Canadian curler from Guelph, Ontario

Joseph Mark Frans (born July 1, 1975 in Grimsby, Ontario) is a Canadian curler from Guelph, Ontario. Frans is most notable for being a two-time provincial champion and for being suspended from competitive curling for cocaine usage.

==Career==
Frans obtained fame as a curler in 1991, when he won the provincial school boys championship and the provincial junior mixed championship while curling in Smiths Falls, Ontario. In 1993, Frans won the provincial junior championship while playing in St. Catharines, Ontario. At the 1993 Canadian Junior Curling Championships, his team would finish with a 6-5 record. In 1994, while a grade 13 student at St. Catharines' Merritton High School, Frans would win a second straight provincial championship, this time with a rink from Bradford, Ontario. At the 1994 Canadian Junior Curling Championships, he skipped the Ontario team to a 4th place finish (7-4 record), just out of the playoffs.

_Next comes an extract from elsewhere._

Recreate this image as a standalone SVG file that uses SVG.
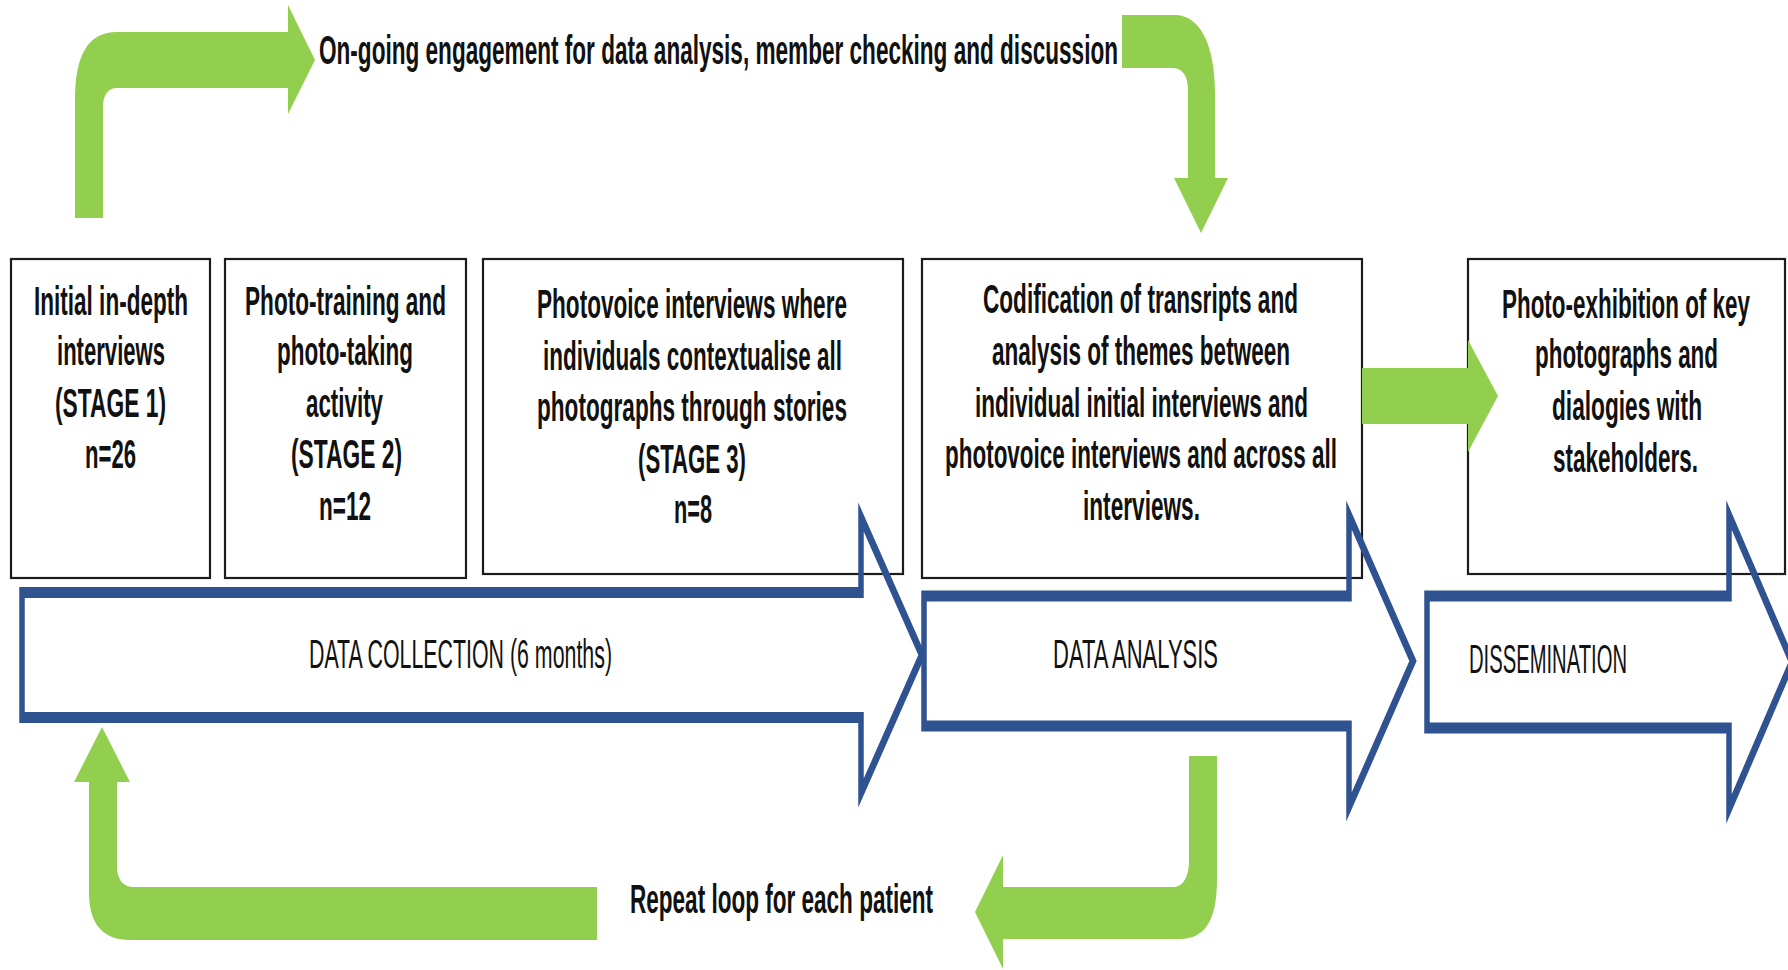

Frans later joined up with another provincial junior champion, John Morris, playing as his vice. The team played in the 2001 Canadian Olympic Curling Trials, finishing with a 5-4 record. The following year, they won a provincial men's championship. At the 2002 Nokia Brier, the team lost in the final to Randy Ferbey's Alberta rink. The following year, the team lost to Ferbey once again in the Canada Cup final. Morris left Ontario following that season, and Frans joined up with Wayne Middaugh, playing as his second. The team won the 2005 provincial championship, qualifying them for the 2005 Tim Hortons Brier. It was at the 2005 Brier, that Frans was randomly selected to have his urine tested. After the Brier, it was announced that Frans had tested positive for cocaine, which Frans denies using. Nonetheless, Frans was banned from competitive curling for two years. It was the first positive drug test in curling history. At the 2005 Brier, the team finished with a 6-5 record. Frans curled 81%, fourth among seconds.

Frans would return in 2007, skipping his own team. The 2007 John Shea Insurance Canada Cup Qualifier being one of his first major events.

In 2009, Frans qualified for the 2009 provincial championship, where he and his rink lost in the semi-final to Peter Corner. He qualified again in 2010 and finished with a 6-4 record. In 2011, he joined the Corner rink and played second.

For the 2012–13 curling season, Frans returned to skipping. He replaced Dale Matchett, who skipped the team of Ryan Werenich (son of the legendary Ed Werenich), Jeff Gorda and Shawn Kaufman since the fall of 2005. Matchett retired from competitive play.